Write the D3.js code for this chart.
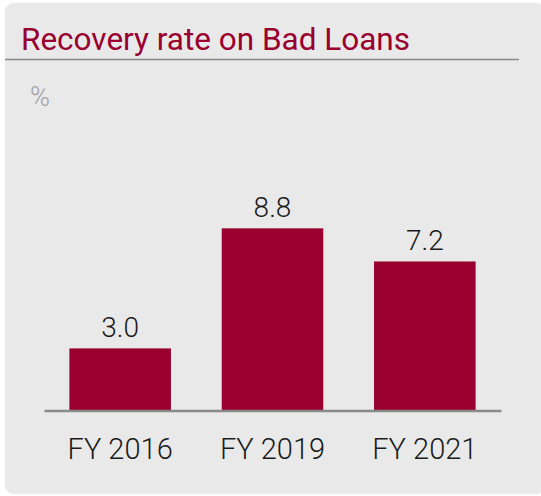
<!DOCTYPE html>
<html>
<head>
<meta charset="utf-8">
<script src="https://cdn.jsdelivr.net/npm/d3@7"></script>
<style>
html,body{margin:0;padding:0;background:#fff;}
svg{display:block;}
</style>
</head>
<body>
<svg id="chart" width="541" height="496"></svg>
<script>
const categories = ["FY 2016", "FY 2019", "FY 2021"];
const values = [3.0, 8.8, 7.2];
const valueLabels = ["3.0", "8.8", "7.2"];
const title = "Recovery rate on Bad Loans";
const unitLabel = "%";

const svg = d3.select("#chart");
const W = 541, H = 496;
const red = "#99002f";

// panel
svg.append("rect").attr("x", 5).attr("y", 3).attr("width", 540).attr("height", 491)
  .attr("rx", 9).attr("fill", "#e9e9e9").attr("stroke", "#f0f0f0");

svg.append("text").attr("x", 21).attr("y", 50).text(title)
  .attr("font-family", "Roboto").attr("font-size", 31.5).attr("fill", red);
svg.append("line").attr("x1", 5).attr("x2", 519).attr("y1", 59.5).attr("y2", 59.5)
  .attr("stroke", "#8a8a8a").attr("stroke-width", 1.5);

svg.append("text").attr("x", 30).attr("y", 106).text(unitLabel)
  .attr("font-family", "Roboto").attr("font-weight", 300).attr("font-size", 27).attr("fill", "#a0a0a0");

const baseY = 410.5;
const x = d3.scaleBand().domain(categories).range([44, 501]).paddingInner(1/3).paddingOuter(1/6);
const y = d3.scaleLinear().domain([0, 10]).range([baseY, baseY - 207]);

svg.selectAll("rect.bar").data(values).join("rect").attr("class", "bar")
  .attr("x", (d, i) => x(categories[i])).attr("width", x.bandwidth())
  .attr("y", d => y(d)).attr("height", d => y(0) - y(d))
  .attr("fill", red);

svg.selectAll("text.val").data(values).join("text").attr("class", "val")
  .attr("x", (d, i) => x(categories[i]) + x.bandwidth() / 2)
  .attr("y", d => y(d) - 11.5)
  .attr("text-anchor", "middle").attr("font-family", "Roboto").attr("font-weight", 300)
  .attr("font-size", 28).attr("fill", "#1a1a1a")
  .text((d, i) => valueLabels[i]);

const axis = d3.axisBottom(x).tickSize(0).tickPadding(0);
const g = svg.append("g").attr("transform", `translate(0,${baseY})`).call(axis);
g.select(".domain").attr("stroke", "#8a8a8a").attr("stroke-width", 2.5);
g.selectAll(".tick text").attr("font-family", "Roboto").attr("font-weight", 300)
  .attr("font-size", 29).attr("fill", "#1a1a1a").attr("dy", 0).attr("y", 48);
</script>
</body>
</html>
◇ ◇ ◇
[Task brief]: Show the lines of the material that contain the word "chart".

[Response to this exercise]:
Write the D3.js code for this chart.
<svg id="chart" width="541" height="496"></svg>
const svg = d3.select("#chart");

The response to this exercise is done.